==== Given information
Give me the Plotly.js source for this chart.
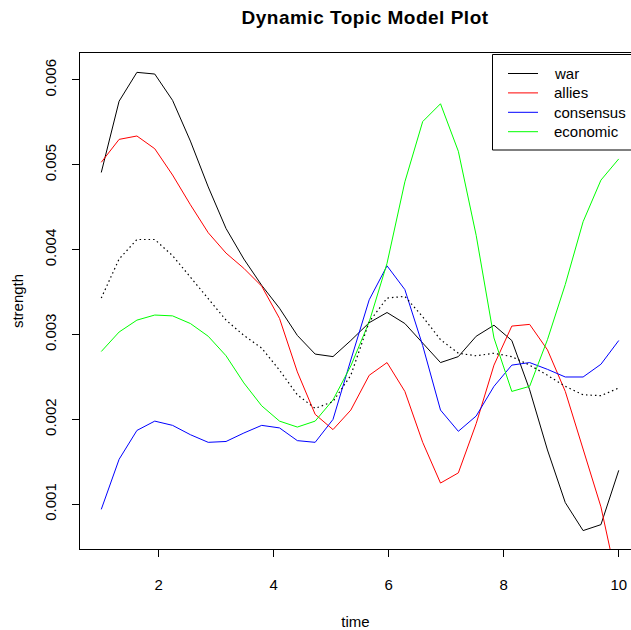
<!DOCTYPE html>
<html>
<head>
<meta charset="utf-8">
<script src="https://cdn.plot.ly/plotly-3.0.1.min.js"></script>
<style>html,body{margin:0;padding:0;background:#fff;}#chart{width:631px;height:630px;}
.gtitle{letter-spacing:0.5px;}</style>
</head>
<body>
<div id="chart"></div>
<script>
const time = [1, 1.31, 1.62, 1.93, 2.24, 2.55, 2.86, 3.17, 3.48, 3.79, 4.10, 4.41, 4.72, 5.03, 5.34,
              5.66, 5.97, 6.28, 6.59, 6.90, 7.21, 7.52, 7.83, 8.14, 8.45, 8.76, 9.07, 9.38, 9.69, 10];
const war = [0.00491, 0.00575, 0.00609, 0.00607, 0.00576, 0.00528, 0.00474, 0.00425, 0.00389, 0.00358,
             0.00331, 0.00299, 0.00277, 0.00274, 0.00293, 0.00314, 0.00326, 0.00313, 0.00290, 0.00267,
             0.00274, 0.00298, 0.00311, 0.00293, 0.00235, 0.00164, 0.00102, 0.00069, 0.00076, 0.00140];
const allies = [0.00503, 0.00530, 0.00534, 0.00519, 0.00488, 0.00453, 0.00420, 0.00396, 0.00378, 0.00357,
                0.00319, 0.00256, 0.00206, 0.00188, 0.00211, 0.00252, 0.00267, 0.00233, 0.00173, 0.00125,
                0.00137, 0.00195, 0.00264, 0.00310, 0.00312, 0.00282, 0.00233, 0.00164, 0.00097, 0.00000];
const consensus = [0.00094, 0.00153, 0.00187, 0.00198, 0.00193, 0.00182, 0.00173, 0.00174, 0.00184, 0.00193,
                   0.00190, 0.00175, 0.00173, 0.00200, 0.00270, 0.00341, 0.00381, 0.00353, 0.00287, 0.00211,
                   0.00186, 0.00204, 0.00239, 0.00264, 0.00267, 0.00259, 0.00250, 0.00250, 0.00265, 0.00293];
const economic = [0.00280, 0.00303, 0.00317, 0.00323, 0.00322, 0.00313, 0.00298, 0.00275, 0.00243, 0.00216,
                  0.00198, 0.00191, 0.00198, 0.00223, 0.00263, 0.00315, 0.00384, 0.00480, 0.00551, 0.00572,
                  0.00516, 0.00417, 0.00296, 0.00233, 0.00239, 0.00294, 0.00359, 0.00433, 0.00482, 0.00507];
const overall = [0.00343, 0.00389, 0.00412, 0.00412, 0.00393, 0.00368, 0.00343, 0.00317, 0.00299, 0.00284,
                 0.00258, 0.00229, 0.00213, 0.00221, 0.00252, 0.00315, 0.00343, 0.00345, 0.00321, 0.00294,
                 0.00278, 0.00275, 0.00278, 0.00274, 0.00264, 0.00252, 0.00239, 0.00229, 0.00228, 0.00237];
const seriesNames = ["war", "allies", "consensus", "economic"];
const seriesColors = ["#000000", "#ff0000", "#0000ff", "#00ff00"];
const seriesValues = [war, allies, consensus, economic];
const xTicks = [2, 4, 6, 8, 10];
const yTicks = [0.001, 0.002, 0.003, 0.004, 0.005, 0.006];

const FONT = "Liberation Sans, Arial, sans-serif";
const W = 631, H = 630, ML = 80, MR = 0, MT = 53, MB = 81;
const PW = W - ML - MR, PH = H - MT - MB;
const px = v => (v - ML) / PW;          // pixel -> paper x
const py = v => (H - MB - v) / PH;      // pixel -> paper y

const traces = seriesNames.map((n, i) => ({
  x: time, y: seriesValues[i], name: n, type: "scatter", mode: "lines",
  line: {color: seriesColors[i], width: 1}
}));
traces.push({x: time, y: overall, name: "overall", type: "scatter", mode: "lines",
  line: {color: "#000000", width: 1.2, dash: "1.5px,3px"}});

// legend drawn R-style (box, line samples, labels)
const shapes = [{type: "rect", xref: "paper", yref: "paper", x0: px(492.5), x1: px(660), y0: py(150), y1: py(54.5),
                 line: {color: "#000", width: 1}, fillcolor: "#fff", layer: "above"}];
const annotations = [];
seriesNames.forEach((n, i) => {
  const rowY = 73.5 + i * 19.4;
  shapes.push({type: "line", xref: "paper", yref: "paper", x0: px(508), x1: px(538), y0: py(rowY), y1: py(rowY),
               line: {color: seriesColors[i], width: 1}, layer: "above"});
  annotations.push({xref: "paper", yref: "paper", x: px(552), y: py(rowY), xanchor: "left", yanchor: "middle",
                    text: n, showarrow: false, font: {family: FONT, size: 15, color: "#000"}});
});

const layout = {
  width: W, height: H,
  margin: {l: ML, r: MR, t: MT, b: MB},
  paper_bgcolor: "#fff", plot_bgcolor: "#fff",
  showlegend: false,
  font: {family: FONT, size: 15, color: "#000"},
  title: {text: "<b>Dynamic Topic Model Plot</b>", x: 0.5785, xanchor: "center", y: 0.9725, yanchor: "middle",
          font: {family: FONT, size: 19, color: "#000"}},
  xaxis: {range: [0.63, 10.213], tickvals: xTicks, ticktext: xTicks.map(String),
          showgrid: false, zeroline: false, showline: true, mirror: true, linecolor: "#000", linewidth: 1,
          ticks: "outside", ticklen: 7, tickcolor: "#000", ticklabelstandoff: 15,
          title: {text: "time", standoff: 26, font: {family: FONT, size: 15}}},
  yaxis: {range: [0.000473, 0.006318], tickvals: yTicks, ticktext: yTicks.map(v => v.toFixed(3)),
          showgrid: false, zeroline: false, showline: true, mirror: false, linecolor: "#000", linewidth: 1,
          ticks: "outside", ticklen: 7, tickcolor: "#000", tickangle: -90, ticklabelstandoff: 10,
          title: {text: "strength", standoff: 14, font: {family: FONT, size: 15}}},
  shapes: shapes,
  annotations: annotations
};
Plotly.newPlot("chart", traces, layout, {displayModeBar: false, staticPlot: true});
</script>
</body>
</html>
========
=== Goal ===
Copy the listing in full and without alteration, omitting every picture.

=== The solution ===
Give me the Plotly.js source for this chart.
<!DOCTYPE html>
<html>
<head>
<meta charset="utf-8">
<script src="https://cdn.plot.ly/plotly-3.0.1.min.js"></script>
<style>html,body{margin:0;padding:0;background:#fff;}#chart{width:631px;height:630px;}
.gtitle{letter-spacing:0.5px;}</style>
</head>
<body>
<div id="chart"></div>
<script>
const time = [1, 1.31, 1.62, 1.93, 2.24, 2.55, 2.86, 3.17, 3.48, 3.79, 4.10, 4.41, 4.72, 5.03, 5.34,
              5.66, 5.97, 6.28, 6.59, 6.90, 7.21, 7.52, 7.83, 8.14, 8.45, 8.76, 9.07, 9.38, 9.69, 10];
const war = [0.00491, 0.00575, 0.00609, 0.00607, 0.00576, 0.00528, 0.00474, 0.00425, 0.00389, 0.00358,
             0.00331, 0.00299, 0.00277, 0.00274, 0.00293, 0.00314, 0.00326, 0.00313, 0.00290, 0.00267,
             0.00274, 0.00298, 0.00311, 0.00293, 0.00235, 0.00164, 0.00102, 0.00069, 0.00076, 0.00140];
const allies = [0.00503, 0.00530, 0.00534, 0.00519, 0.00488, 0.00453, 0.00420, 0.00396, 0.00378, 0.00357,
                0.00319, 0.00256, 0.00206, 0.00188, 0.00211, 0.00252, 0.00267, 0.00233, 0.00173, 0.00125,
                0.00137, 0.00195, 0.00264, 0.00310, 0.00312, 0.00282, 0.00233, 0.00164, 0.00097, 0.00000];
const consensus = [0.00094, 0.00153, 0.00187, 0.00198, 0.00193, 0.00182, 0.00173, 0.00174, 0.00184, 0.00193,
                   0.00190, 0.00175, 0.00173, 0.00200, 0.00270, 0.00341, 0.00381, 0.00353, 0.00287, 0.00211,
                   0.00186, 0.00204, 0.00239, 0.00264, 0.00267, 0.00259, 0.00250, 0.00250, 0.00265, 0.00293];
const economic = [0.00280, 0.00303, 0.00317, 0.00323, 0.00322, 0.00313, 0.00298, 0.00275, 0.00243, 0.00216,
                  0.00198, 0.00191, 0.00198, 0.00223, 0.00263, 0.00315, 0.00384, 0.00480, 0.00551, 0.00572,
                  0.00516, 0.00417, 0.00296, 0.00233, 0.00239, 0.00294, 0.00359, 0.00433, 0.00482, 0.00507];
const overall = [0.00343, 0.00389, 0.00412, 0.00412, 0.00393, 0.00368, 0.00343, 0.00317, 0.00299, 0.00284,
                 0.00258, 0.00229, 0.00213, 0.00221, 0.00252, 0.00315, 0.00343, 0.00345, 0.00321, 0.00294,
                 0.00278, 0.00275, 0.00278, 0.00274, 0.00264, 0.00252, 0.00239, 0.00229, 0.00228, 0.00237];
const seriesNames = ["war", "allies", "consensus", "economic"];
const seriesColors = ["#000000", "#ff0000", "#0000ff", "#00ff00"];
const seriesValues = [war, allies, consensus, economic];
const xTicks = [2, 4, 6, 8, 10];
const yTicks = [0.001, 0.002, 0.003, 0.004, 0.005, 0.006];

const FONT = "Liberation Sans, Arial, sans-serif";
const W = 631, H = 630, ML = 80, MR = 0, MT = 53, MB = 81;
const PW = W - ML - MR, PH = H - MT - MB;
const px = v => (v - ML) / PW;          // pixel -> paper x
const py = v => (H - MB - v) / PH;      // pixel -> paper y

const traces = seriesNames.map((n, i) => ({
  x: time, y: seriesValues[i], name: n, type: "scatter", mode: "lines",
  line: {color: seriesColors[i], width: 1}
}));
traces.push({x: time, y: overall, name: "overall", type: "scatter", mode: "lines",
  line: {color: "#000000", width: 1.2, dash: "1.5px,3px"}});

// legend drawn R-style (box, line samples, labels)
const shapes = [{type: "rect", xref: "paper", yref: "paper", x0: px(492.5), x1: px(660), y0: py(150), y1: py(54.5),
                 line: {color: "#000", width: 1}, fillcolor: "#fff", layer: "above"}];
const annotations = [];
seriesNames.forEach((n, i) => {
  const rowY = 73.5 + i * 19.4;
  shapes.push({type: "line", xref: "paper", yref: "paper", x0: px(508), x1: px(538), y0: py(rowY), y1: py(rowY),
               line: {color: seriesColors[i], width: 1}, layer: "above"});
  annotations.push({xref: "paper", yref: "paper", x: px(552), y: py(rowY), xanchor: "left", yanchor: "middle",
                    text: n, showarrow: false, font: {family: FONT, size: 15, color: "#000"}});
});

const layout = {
  width: W, height: H,
  margin: {l: ML, r: MR, t: MT, b: MB},
  paper_bgcolor: "#fff", plot_bgcolor: "#fff",
  showlegend: false,
  font: {family: FONT, size: 15, color: "#000"},
  title: {text: "<b>Dynamic Topic Model Plot</b>", x: 0.5785, xanchor: "center", y: 0.9725, yanchor: "middle",
          font: {family: FONT, size: 19, color: "#000"}},
  xaxis: {range: [0.63, 10.213], tickvals: xTicks, ticktext: xTicks.map(String),
          showgrid: false, zeroline: false, showline: true, mirror: true, linecolor: "#000", linewidth: 1,
          ticks: "outside", ticklen: 7, tickcolor: "#000", ticklabelstandoff: 15,
          title: {text: "time", standoff: 26, font: {family: FONT, size: 15}}},
  yaxis: {range: [0.000473, 0.006318], tickvals: yTicks, ticktext: yTicks.map(v => v.toFixed(3)),
          showgrid: false, zeroline: false, showline: true, mirror: false, linecolor: "#000", linewidth: 1,
          ticks: "outside", ticklen: 7, tickcolor: "#000", tickangle: -90, ticklabelstandoff: 10,
          title: {text: "strength", standoff: 14, font: {family: FONT, size: 15}}},
  shapes: shapes,
  annotations: annotations
};
Plotly.newPlot("chart", traces, layout, {displayModeBar: false, staticPlot: true});
</script>
</body>
</html>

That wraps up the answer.